Cette brusque clarté des visions rétrospectives semble répondre au dessein de lui faire porter le chapeau.  Mais, pour le polytechnicien, les vraies questions sont plutôt ailleurs :

- « Le rachat de Crédit Suisse était-il la seule "solution réalisable" dans un court temps » ?

- Les régulateurs devraient se demander s’ils doivent autoriser un acteur national unique de     cette taille sur le marché suisse » ?

- D’un point de vue plus large, les décideurs doivent renforcer la confiance des investisseurs dans le secteur bancaire européen… »

Effectivement, disposer de plusieurs banques, permet aux entreprises de ne pas supporter la rente informationnelle d’un créancier unique, puisqu’une banque est supposée disposer d’informations privilégiées par rapport aux autres créanciers. Les entreprises de bonne qualité ont donc intérêt à nouer des relations privilégiées avec plusieurs banques. On en fait le constat quotidiennement, la profitabilité des entreprises influence positivement le choix d’une relation multibancaire plutôt qu’une relation exclusive.  «

 L’ex-Dg de la banque helvétique fustige ici le traitement réservé aux détenteurs d’obligations Additional Tier1 (AT1) ou CoCo bonds. En effet, dans leur décision de sauver Crédit Suisse, les régulateurs n’ont pas respecté un certain ordre hiérarchique. Ils ont privilégié les actionnaires de Crédit Suisse. Ceux-ci recevront 3 milliards de francs, ou 76 centimes par action, alors que les détenteurs de CoCo bonds se retrouvent sans rien. Les régulateurs ont enfreint les règles du jeu. Pourtant, en théorie, ce sont les possesseurs d’obligation AT1 qui sont privilégiés en cas de crise.
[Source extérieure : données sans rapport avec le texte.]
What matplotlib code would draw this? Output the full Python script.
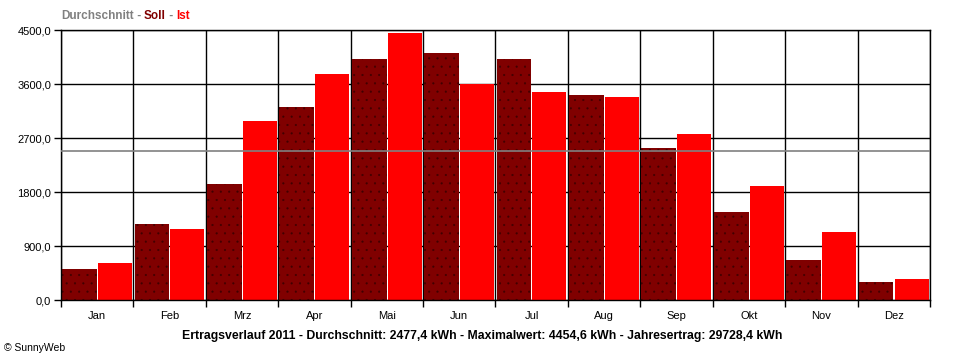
import numpy as np
import matplotlib
matplotlib.use("Agg")
import matplotlib.pyplot as plt

months = ["Jan", "Feb", "Mrz", "Apr", "Mai", "Jun", "Jul", "Aug", "Sep", "Okt", "Nov", "Dez"]
soll = [517, 1267, 1933, 3217, 4017, 4117, 4017, 3417, 2533, 1467, 667, 300]
ist = [617, 1183, 2990, 3767, 4454.6, 3600, 3460, 3390, 2770, 1905, 1140, 350]
durchschnitt = 2477.4
yticks = [0, 900, 1800, 2700, 3600, 4500]

plt.rcParams['font.family'] = ['Liberation Sans', 'DejaVu Sans']
plt.rcParams['hatch.linewidth'] = 0.3

fig = plt.figure(figsize=(9.6, 3.6), dpi=100)
ax = fig.add_axes([61/960, 1 - 300/360, 869/960, 270/360])

x = np.arange(len(months))
# grid first so the bars sit on top
for v in yticks:
    ax.axhline(v, color='black', lw=1, zorder=0)
for i in range(len(months) + 1):
    ax.axvline(i, color='black', lw=1, zorder=0)

ax.bar(x + 0.015, soll, width=0.48, align='edge', color='#800000',
       edgecolor='#400000', linewidth=0, hatch='..', zorder=2)
ax.bar(x + 0.51, ist, width=0.47, align='edge', color='#ff0000',
       linewidth=0, zorder=2)
ax.axhline(durchschnitt, color='#808080', lw=1.2, zorder=3)

ax.set_xlim(0, 12)
ax.set_ylim(0, 4500)
ax.set_yticks(yticks)
ax.set_yticklabels([f"{v:.1f}".replace('.', ',') for v in yticks], fontsize=8)
ax.set_xticks(np.arange(13))
ax.set_xticklabels([])
ax.set_xticks(x + 0.5, minor=True)
ax.set_xticklabels(months, minor=True, fontsize=8)
ax.tick_params(axis='x', which='major', length=5, width=1)
ax.tick_params(axis='x', which='minor', length=0, pad=8)
ax.tick_params(axis='y', length=5, width=1, pad=2)
for s in ax.spines.values():
    s.set_linewidth(1)

# header legend, pieces placed one after another
renderer = fig.canvas.get_renderer()
xpos = 61
parts = [("Durchschnitt", '#808080'), (" - ", '#808080'), ("Soll", '#800000'),
         (" - ", '#808080'), ("Ist", '#ff0000')]
for txt, col in parts:
    t = fig.text(xpos/960, 1 - 16/360, txt, color=col, fontsize=8.5,
                 fontweight='bold', va='center')
    bb = t.get_window_extent(renderer)
    xpos += bb.width

fig.text(482/960, 1 - 336/360,
         "Ertragsverlauf 2011 - Durchschnitt: 2477,4 kWh - Maximalwert: 4454,6 kWh - Jahresertrag: 29728,4 kWh",
         ha='center', va='center', fontsize=8.8, fontweight='bold')
fig.text(4/960, 1 - 348/360, "© SunnyWeb", fontsize=7.5, va='center')

fig.savefig("out.png", dpi=100)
C’est pourquoi, Tidjane Thiam parle avec justesse d’une « incertitude réglementaire qui plane actuellement sur le secteur bancaire ». Pour les banques européennes, friandes de CoCo bonds, le pire est à craindre : « Ce qui s'est passé se déroulera dans les tribunaux pendant des années ». Toutes choses qui « favoriseraient les rivaux américains et asiatiques qui pourraient sortir de tout cela, relativement plus forts », a-t-il conclu.

Enfin, le banquier ivoirien invite désormais les régulateurs à impliquer les actionnaires dans le vote sur les modifications apportées aux lois d’urgence. La compétitivité des banques européennes, avertit-il, est à ce prix. Aussi, Thiam conseille « plus de transparence avec les investisseurs sur la réponse probable des décideurs ». Sinon, prévient-il, « Crédit Suisse sera tombé en vain ».